── MATERIAL FOR THIS EXERCISE ──
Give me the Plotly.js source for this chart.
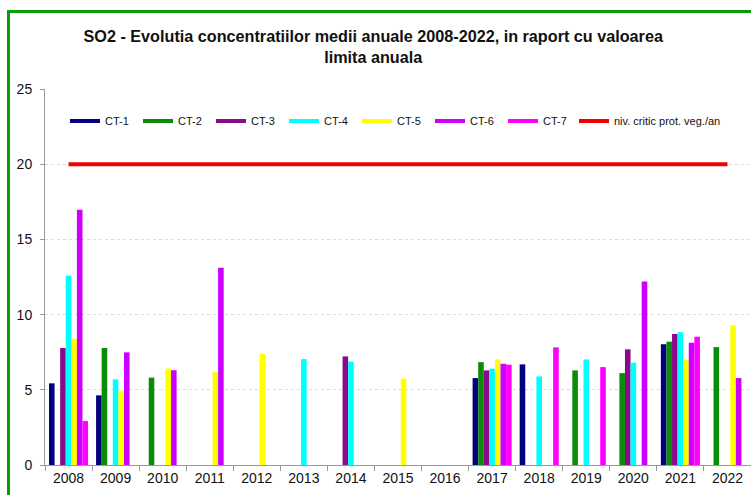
<!DOCTYPE html>
<html>
<head>
<meta charset="utf-8">
<script src="https://cdn.plot.ly/plotly-3.0.1.min.js"></script>
<style>
  html, body { margin: 0; padding: 0; background: #ffffff; }
  #chart { width: 751px; height: 495px; }
</style>
</head>
<body>
<div id="chart"></div>
<script>
// ---- data ----
const years = ["2008","2009","2010","2011","2012","2013","2014","2015","2016","2017","2018","2019","2020","2021","2022"];
const seriesNames = ["CT-1","CT-2","CT-3","CT-4","CT-5","CT-6","CT-7"];
const ct1 = [5.43, 4.63, null, null, null, null, null, null, null, 5.78, 6.69, null, null, 8.03, null];
const ct2 = [null, 7.78, 5.81, null, null, null, null, null, null, 6.84, null, 6.29, 6.11, 8.20, 7.84];
const ct3 = [7.78, null, null, null, null, null, 7.22, null, null, 6.29, null, null, 7.69, 8.71, null];
const ct4 = [12.59, 5.69, null, null, null, 7.04, 6.88, null, null, 6.40, 5.89, 7.02, 6.80, 8.82, null];
const ct5 = [8.40, 4.94, 6.41, 6.19, 7.39, null, null, 5.75, null, 7.02, null, null, null, 7.00, 9.27];
const ct6 = [16.97, 7.49, 6.30, 13.12, null, null, null, null, null, 6.73, null, null, 12.20, 8.13, 5.78];
const ct7 = [2.92, null, null, null, null, null, null, null, null, 6.67, 7.82, 6.51, null, 8.53, null];
const limitName = "niv. critic prot. veg./an";
const limitValues = [20,20,20,20,20,20,20,20,20,20,20,20,20,20,20];
const chartTitle = "SO2 - Evolutia concentratiilor medii anuale 2008-2022, in raport cu valoarea<br>limita anuala";

const seriesValues = [ct1, ct2, ct3, ct4, ct5, ct6, ct7];
const seriesColors = ["#000080", "#0a8c0a", "#8a0a8a", "#00ffff", "#ffff00", "#cc00ff", "#ff00ff"];

const traces = [];
seriesValues.forEach((vals, i) => {
  traces.push({
    type: "bar", x: years, y: vals, name: seriesNames[i],
    marker: { color: seriesColors[i], line: { width: 0 } },
    showlegend: false, legendgroup: seriesNames[i]
  });
});
seriesValues.forEach((vals, i) => {
  traces.push({
    type: "scatter", mode: "lines", x: [years[0]], y: [null], name: seriesNames[i],
    line: { color: seriesColors[i], width: 4 }, legendgroup: seriesNames[i], showlegend: true
  });
});
traces.push({
  type: "scatter", mode: "lines", x: years, y: limitValues, name: limitName,
  line: { color: "#ee0000", width: 4 }, showlegend: true, legend: "legend2"
});

const W = 751, H = 495, ml = 45, mr = 0, mt = 89, mb = 30;
const pw = W - ml - mr, ph = H - mt - mb;
const px = v => (v - ml) / pw;
const py = v => (H - mb - v) / ph;

const layout = {
  width: W, height: H,
  margin: { l: ml, r: mr, t: mt, b: mb, pad: 0 },
  paper_bgcolor: "#ffffff", plot_bgcolor: "#ffffff",
  font: { family: "Liberation Sans, Arial, sans-serif", color: "#111111", size: 14 },
  title: {
    text: chartTitle,
    font: { family: "Liberation Sans, Arial, sans-serif", size: 16.2, weight: "bold", color: "#111111" },
    x: 0.497, xanchor: "center", xref: "container",
    y: 1 - 42 / H, yanchor: "top", yref: "container"
  },
  barmode: "group", bargap: 0.17, bargroupgap: 0,
  xaxis: {
    type: "category", range: [-0.5, 14.5],
    showline: true, linecolor: "#999999", linewidth: 1,
    ticks: "outside", tickson: "boundaries", ticklen: 5, tickcolor: "#999999",
    showgrid: false, zeroline: false,
    tickfont: { size: 14, color: "#111111" }
  },
  yaxis: {
    range: [0, 25], dtick: 5, tick0: 0,
    showline: true, linecolor: "#999999", linewidth: 1,
    ticks: "outside", ticklen: 4, tickcolor: "#999999",
    ticklabelstandoff: 5,
    showgrid: true, gridcolor: "#dcdcdc", griddash: "dot", gridwidth: 1,
    zeroline: false,
    tickfont: { size: 14, color: "#111111" }
  },
  legend: {
    orientation: "h", x: px(65), xanchor: "left", y: py(121), yanchor: "middle",
    bgcolor: "rgba(0,0,0,0)", borderwidth: 0,
    font: { size: 11, color: "#111111" },
    entrywidth: 28, entrywidthmode: "pixels", tracegroupgap: 0, itemwidth: 30
  },
  legend2: {
    orientation: "h", x: px(574), xanchor: "left", y: py(121), yanchor: "middle",
    bgcolor: "rgba(0,0,0,0)", borderwidth: 0,
    font: { size: 11, color: "#111111" }, itemwidth: 30
  },
  shapes: [{
    type: "rect", xref: "paper", yref: "paper",
    x0: px(8.5), x1: px(800), y0: py(600), y1: py(11.5),
    line: { color: "#0a9a0a", width: 3 }, fillcolor: "rgba(0,0,0,0)", layer: "above"
  }],
  showlegend: true
};

Plotly.newPlot("chart", traces, layout, { displayModeBar: false, staticPlot: true });
</script>
</body>
</html>
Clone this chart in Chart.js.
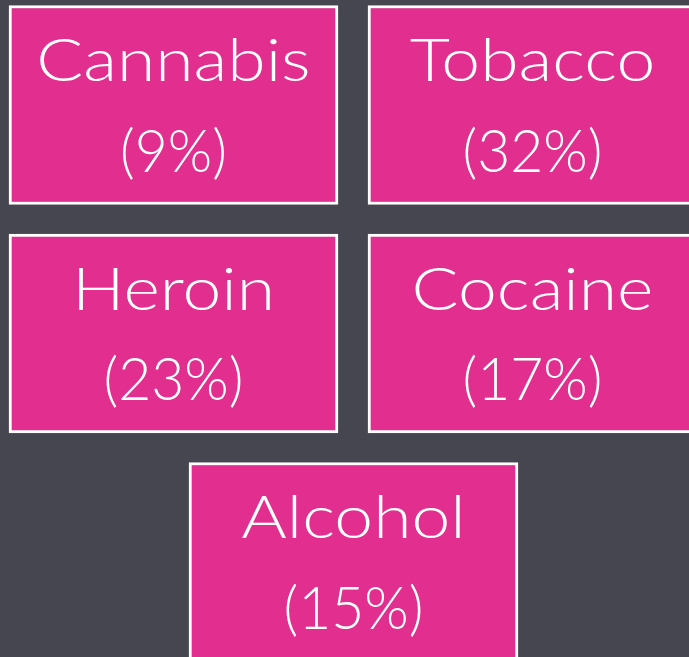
<!DOCTYPE html>
<html>
<head>
<meta charset="utf-8">
<script src="https://cdn.jsdelivr.net/npm/chart.js@4/dist/chart.umd.min.js"></script>
<style>
    html, body { margin: 0; padding: 0; background: #464651; }
    #wrap { width: 689px; height: 657px; position: relative; }
</style>
</head>
<body>
<div id="wrap"><canvas id="chart"></canvas></div>
<script>
const categories = ['Cannabis', 'Tobacco', 'Heroin', 'Cocaine', 'Alcohol'];
const shares = [9, 32, 23, 17, 15];

// grid layout in page units (x: 0..689, y: 0..657)
const boxWidth = 329;
const boxHeight = 199;
const colStarts = [9, 368];
const rowCenters = [105, 333.5, 562];
const lastRowStart = 189;

const boxes = categories.map((name, i) => {
    const row = Math.floor(i / 2);
    const last = i === categories.length - 1 && categories.length % 2 === 1;
    const x0 = last ? lastRowStart : colStarts[i % 2];
    return { x: [x0, x0 + boxWidth], y: rowCenters[row] };
});

// the reference face is wider than Lato for letters, narrower for the numbers
const nameStretch = 1.16;
const shareStretch = 0.95;

const boxLabels = {
    id: 'boxLabels',
    afterDatasetsDraw(chart) {
        const ctx = chart.ctx;
        const meta = chart.getDatasetMeta(0);
        ctx.save();
        ctx.fillStyle = '#ffffff';
        ctx.textAlign = 'center';
        ctx.textBaseline = 'alphabetic';
        ctx.font = '300 60px Lato, "Open Sans", sans-serif';
        meta.data.forEach((bar, i) => {
            const p = bar.getProps(['x', 'y', 'base', 'height']);
            const cx = (p.x + p.base) / 2;
            const lines = [
                [categories[i], p.y - 0.12 * p.height, nameStretch],
                ['(' + shares[i] + '%)', p.y + 0.335 * p.height, shareStretch],
            ];
            lines.forEach(([txt, ty, sx]) => {
                ctx.save();
                ctx.translate(cx, ty);
                ctx.scale(sx, 1);
                ctx.fillText(txt, 0, 0);
                ctx.restore();
            });
        });
        ctx.restore();
    },
};

new Chart(document.getElementById('chart').getContext('2d'), {
    type: 'bar',
    data: {
        labels: categories,
        datasets: [
            {
                label: 'Share',
                data: boxes,
                backgroundColor: '#e22e8f',
                borderColor: '#ffffff',
                borderWidth: 3,
                borderSkipped: false,
                barThickness: boxHeight,
            },
        ],
    },
    options: {
        indexAxis: 'y',
        maintainAspectRatio: false,
        responsive: true,
        animation: false,
        layout: { padding: 0 },
        plugins: {
            legend: { display: false },
            tooltip: { enabled: false },
        },
        scales: {
            x: { type: 'linear', min: 0, max: 689, display: false },
            y: { type: 'linear', min: 0, max: 657, reverse: true, offset: false, display: false },
        },
    },
    plugins: [boxLabels],
});
</script>
</body>
</html>
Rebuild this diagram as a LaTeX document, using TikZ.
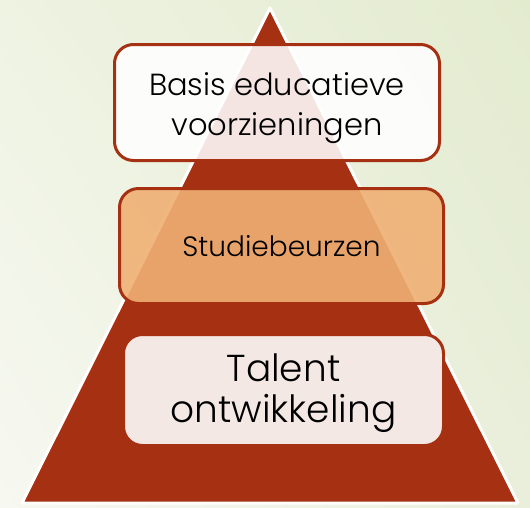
\documentclass[tikz,border=0pt]{standalone}
\usepackage{fontspec}
\setmainfont{Poppins}[UprightFont=* Light]
\usetikzlibrary{shadings}
\definecolor{bgTL}{HTML}{EEF3E2}
\definecolor{bgTR}{HTML}{E3EBCF}
\definecolor{bgBL}{HTML}{F7F8F1}
\definecolor{bgBR}{HTML}{E9EFDB}
\definecolor{pyrred}{HTML}{A53012}
\definecolor{boxorange}{HTML}{EFB074}
\definecolor{boxpink}{HTML}{F4E8E4}
\tikzset{
  tier/.style={draw=pyrred, line width=3pt, rounded corners=19pt, inner sep=0pt},
  tierA/.style={tier, fill=white, fill opacity=0.88,
    minimum width=325pt, minimum height=116pt},
  tierB/.style={tier, fill=boxorange, fill opacity=0.9,
    minimum width=324pt, minimum height=115pt},
  tierC/.style={tier, fill=boxpink,
    minimum width=320pt, minimum height=111pt},
  tiertext/.style={align=center, inner sep=0pt, text=black},
}
\begin{document}
\begin{tikzpicture}[x=1pt,y=-1pt]
\useasboundingbox (0,0) rectangle (530,507);
\shade[upper left=bgTL, upper right=bgTR, lower left=bgBL, lower right=bgBR]
  (0,0) rectangle (530,507);
\coordinate (apex) at (270,8);
\coordinate (bl) at (22,503);
\coordinate (br) at (518,503);
\filldraw[fill=pyrred, draw=white, line width=3pt, line join=round]
  (apex) -- (bl) -- (br) -- cycle;
\node[tierA] (basis) at (277,102.5) {};
\node[tierB] (studie) at (281.5,246) {};
\node[tierC] (talent) at (283.5,390) {};
\node[tiertext, font=\fontsize{30.5}{40}\selectfont, yshift=-6pt] (basisT) at (basis)
  {Basis educatieve\\voorzieningen};
\node[tiertext, font=\fontsize{28}{36}\selectfont] (studieT) at (studie)
  {Studiebeurzen};
\node[tiertext, font=\fontsize{37.5}{41}\selectfont, yshift=-3pt] (talentT) at (talent)
  {Talent\\ontwikkeling};
\end{tikzpicture}
\end{document}
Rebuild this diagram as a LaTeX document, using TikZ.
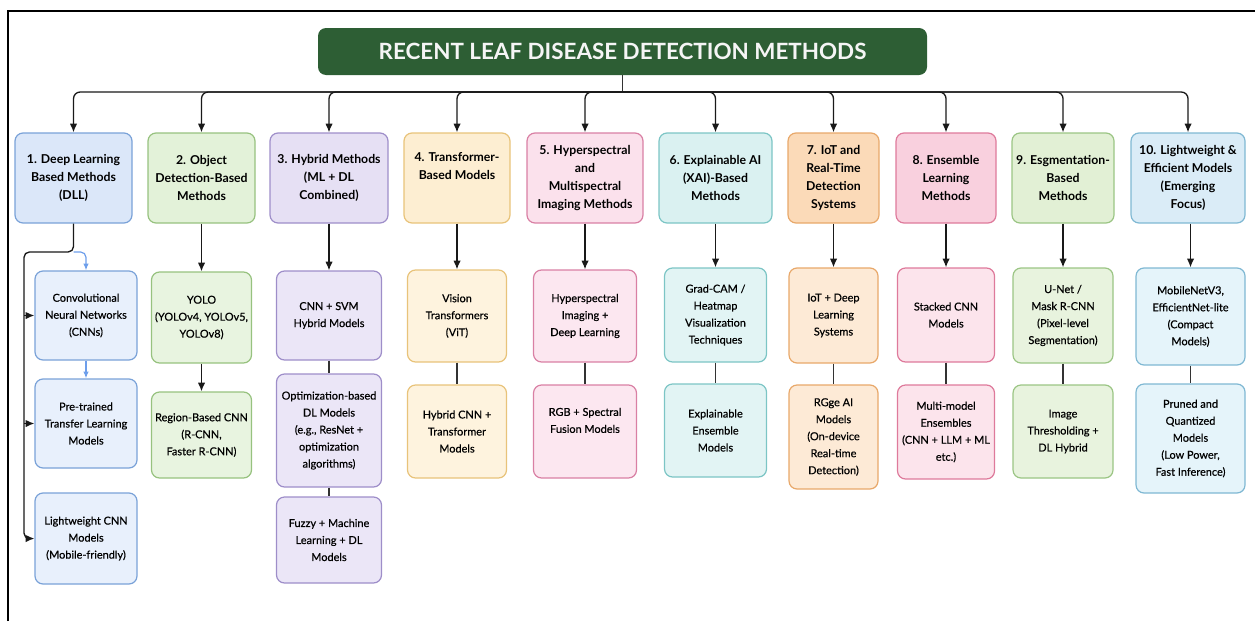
───
• _WHAT TO WORK ON_
Pictures stay out. Repeat only the lines from the beginning of the data through the line that has "- Evolutia concentratiilor".

• _FINISHED EXERCISE_
Give me the Plotly.js source for this chart.
<!DOCTYPE html>
<html>
<head>
<meta charset="utf-8">
<script src="https://cdn.plot.ly/plotly-3.0.1.min.js"></script>
<style>
  html, body { margin: 0; padding: 0; background: #ffffff; }
  #chart { width: 751px; height: 495px; }
</style>
</head>
<body>
<div id="chart"></div>
<script>
// ---- data ----
const years = ["2008","2009","2010","2011","2012","2013","2014","2015","2016","2017","2018","2019","2020","2021","2022"];
const seriesNames = ["CT-1","CT-2","CT-3","CT-4","CT-5","CT-6","CT-7"];
const ct1 = [5.43, 4.63, null, null, null, null, null, null, null, 5.78, 6.69, null, null, 8.03, null];
const ct2 = [null, 7.78, 5.81, null, null, null, null, null, null, 6.84, null, 6.29, 6.11, 8.20, 7.84];
const ct3 = [7.78, null, null, null, null, null, 7.22, null, null, 6.29, null, null, 7.69, 8.71, null];
const ct4 = [12.59, 5.69, null, null, null, 7.04, 6.88, null, null, 6.40, 5.89, 7.02, 6.80, 8.82, null];
const ct5 = [8.40, 4.94, 6.41, 6.19, 7.39, null, null, 5.75, null, 7.02, null, null, null, 7.00, 9.27];
const ct6 = [16.97, 7.49, 6.30, 13.12, null, null, null, null, null, 6.73, null, null, 12.20, 8.13, 5.78];
const ct7 = [2.92, null, null, null, null, null, null, null, null, 6.67, 7.82, 6.51, null, 8.53, null];
const limitName = "niv. critic prot. veg./an";
const limitValues = [20,20,20,20,20,20,20,20,20,20,20,20,20,20,20];
const chartTitle = "SO2 - Evolutia concentratiilor medii anuale 2008-2022, in raport cu valoarea<br>limita anuala";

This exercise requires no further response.